On Tuesday, Berlusconi said he was stepping aside for the good of the country and wouldn't run again for office, but his move failed to calm jittery markets. The yield on Italy's 10-year bonds surged Wednesday to a high of 7.36 percent.
The rise in Italy's ten-year yield to over 7 percent is likely to raise jitters that the eurozone's third-largest economy will face the same pressures as Greece, Ireland and Portugal beforehand once their rates rose above that threshold. Markets were unconvinced that a strategy to get their debts down would work and the three small countries were eventually forced into asking for financial help.
With debts of around euro1.9 trillion ($2.6 trillion), Italy's debts are considered by many in the markets as being too big for Europe to bail out. And higher rates would make it more difficult for Italy to rollover its debts and will mean they consume more and more of national income. Italy has over euro300 billion ($412 billion) to raise in 2012 alone.

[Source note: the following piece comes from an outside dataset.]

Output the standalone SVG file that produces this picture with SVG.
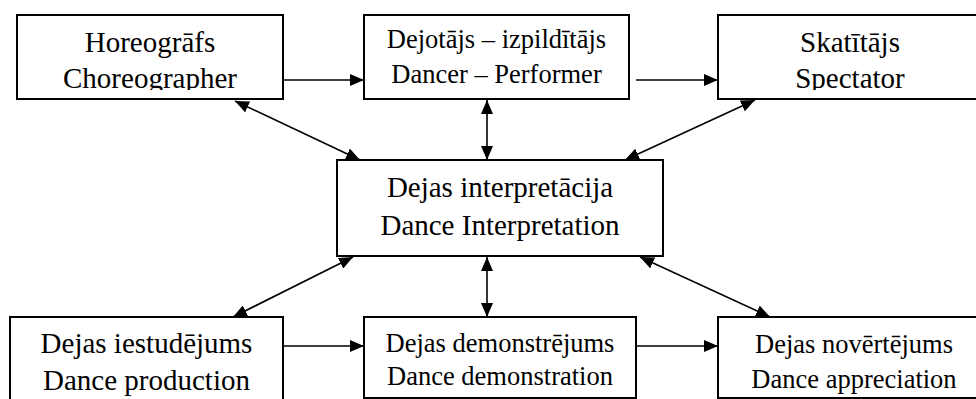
<svg xmlns="http://www.w3.org/2000/svg" width="976" height="399" viewBox="0 0 976 399">
<style>
.box{fill:#fff;stroke:#000;stroke-width:2}
.t{font-family:'Liberation Serif','DejaVu Serif',serif;text-anchor:middle;fill:#000}
.big{font-size:29px}
.small{font-size:26.5px}
.c{stroke:#000;stroke-width:1.6;fill:none}
</style>
<defs>
<marker id="ah" viewBox="0 0 14 12" refX="14" refY="6" markerWidth="14" markerHeight="12" markerUnits="userSpaceOnUse" orient="auto-start-reverse">
<path d="M0,0 L14,6 L0,12 z" fill="#000"/>
</marker>
<clipPath id="clipTop"><rect x="0" y="0" width="976" height="90"/></clipPath>
</defs>
<rect width="976" height="399" fill="#fff"/>
<g id="connectors">
<line class="c" x1="283" y1="80" x2="364" y2="80" marker-end="url(#ah)"/>
<line class="c" x1="636" y1="80" x2="718" y2="80" marker-end="url(#ah)"/>
<line class="c" x1="283" y1="346" x2="364" y2="346" marker-end="url(#ah)"/>
<line class="c" x1="636" y1="346" x2="718" y2="346" marker-end="url(#ah)"/>
<line class="c" x1="235" y1="101" x2="360" y2="160" marker-start="url(#ah)" marker-end="url(#ah)"/>
<line class="c" x1="487" y1="100" x2="487" y2="160" marker-start="url(#ah)" marker-end="url(#ah)"/>
<line class="c" x1="755" y1="100" x2="625" y2="160" marker-start="url(#ah)" marker-end="url(#ah)"/>
<line class="c" x1="353" y1="257" x2="233" y2="317" marker-start="url(#ah)" marker-end="url(#ah)"/>
<line class="c" x1="487" y1="257" x2="487" y2="317" marker-start="url(#ah)" marker-end="url(#ah)"/>
<line class="c" x1="640" y1="257" x2="770" y2="317" marker-start="url(#ah)" marker-end="url(#ah)"/>
</g>
<g id="choreographer">
<rect class="box" x="17" y="15" width="266" height="84"/>
<g clip-path="url(#clipTop)">
<text class="t big" x="150" y="52">Horeogrāfs</text>
<text class="t big" x="150" y="88">Choreographer</text>
</g>
</g>
<g id="dancer">
<rect class="box" x="364" y="15" width="265" height="84"/>
<text class="t small" x="496.5" y="48">Dejotājs – izpildītājs</text>
<text class="t small" x="496.5" y="83">Dancer – Performer</text>
</g>
<g id="spectator">
<rect class="box" x="718" y="15" width="264" height="84"/>
<g clip-path="url(#clipTop)">
<text class="t big" x="850" y="52">Skatītājs</text>
<text class="t big" x="850" y="88">Spectator</text>
</g>
</g>
<g id="interpretation">
<rect class="box" x="337" y="160" width="326" height="96"/>
<text class="t big" x="500" y="197">Dejas interpretācija</text>
<text class="t big" x="500" y="235">Dance Interpretation</text>
</g>
<g id="production">
<rect class="box" x="10" y="317" width="273" height="90"/>
<text class="t big" x="146.5" y="353">Dejas iestudējums</text>
<text class="t big" x="146.5" y="390">Dance production</text>
</g>
<g id="demonstration">
<rect class="box" x="364" y="317" width="272" height="81"/>
<text class="t small" x="500" y="352">Dejas demonstrējums</text>
<text class="t small" x="500" y="385">Dance demonstration</text>
</g>
<g id="appreciation">
<rect class="box" x="718" y="317" width="272" height="81"/>
<text class="t small" x="854" y="353">Dejas novērtējums</text>
<text class="t small" x="854" y="388">Dance appreciation</text>
</g>
</svg>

The worry appear to be that even without Berlusconi at the helm, Italy faces a period of political deadlock. The next government will likely face the same pressures as Berlusconi ' to enact quick reforms to shore up Italy's defenses against Europe's raging debt crisis.
"It is still far from clear that the alternative will materially improve proceedings," said Lee Hardman, an analyst at the Bank of Tokyo-Mitsubishi UFJ.
As Italy's borrowing rates ratcheted alarmingly higher, sentiment in markets took a battering and Milan's stock index was trading 4.3 percent lower at 15,002. Shares in Berlusconi's Mediaset empire were battered, trading down 9.8 percent at euro2.262.
There had been hopes that Berlusconi's announcement would help calm market jitters but Parliament must still pass legislation to curb Italy's debt and spur growth. It could take weeks to pass the measures demanded by the European Union to keep Italy from becoming the next victim of Europe's debt crisis.
Once Berlusconi resigns, Italy's president must decide on an interim government and if it will be led by politicians or technocrats. Berlusconi wants new elections soon with his hand-picked successor, Angelino Alfano, as a candidate.
"I won't run, actually I feel liberated," Berlusconi was quoted as telling the La Stampa daily. "It's Alfano's turn."
Berlusconi tapped Alfano, his former justice minister, to head his People of Liberties Party a few months ago. At 41, Alfano represents a new generation of center-right politicians after 17 years of Berlusconi leadership.
Mario Monti, a former EU competition commissioner who now heads Milan's prestigious Bocconi University, has been widely tipped as a candidate to head a technical government.
Berlusconi conceded it was up to Napolitano to decide how to proceed once he steps down.
It's not clear that Napolitano would want to subject Italy to elections any time soon given the need to calm markets. He may try to sound out politicians about the possibility of forming either a government of technocrats or a broad-based government that could hold a majority in parliament.
Berlusconi's announced departure from office was greeted with relief among ordinary Italians but also wariness about what lies ahead.
"I'm more interested in what's going to happen afterwards," said Caterina Tassa as she bought newspapers at a kiosk near Rome's ancient Pantheon Wednesday morning. "The political class in general is very bad. So let's just say I'm not very tranquil."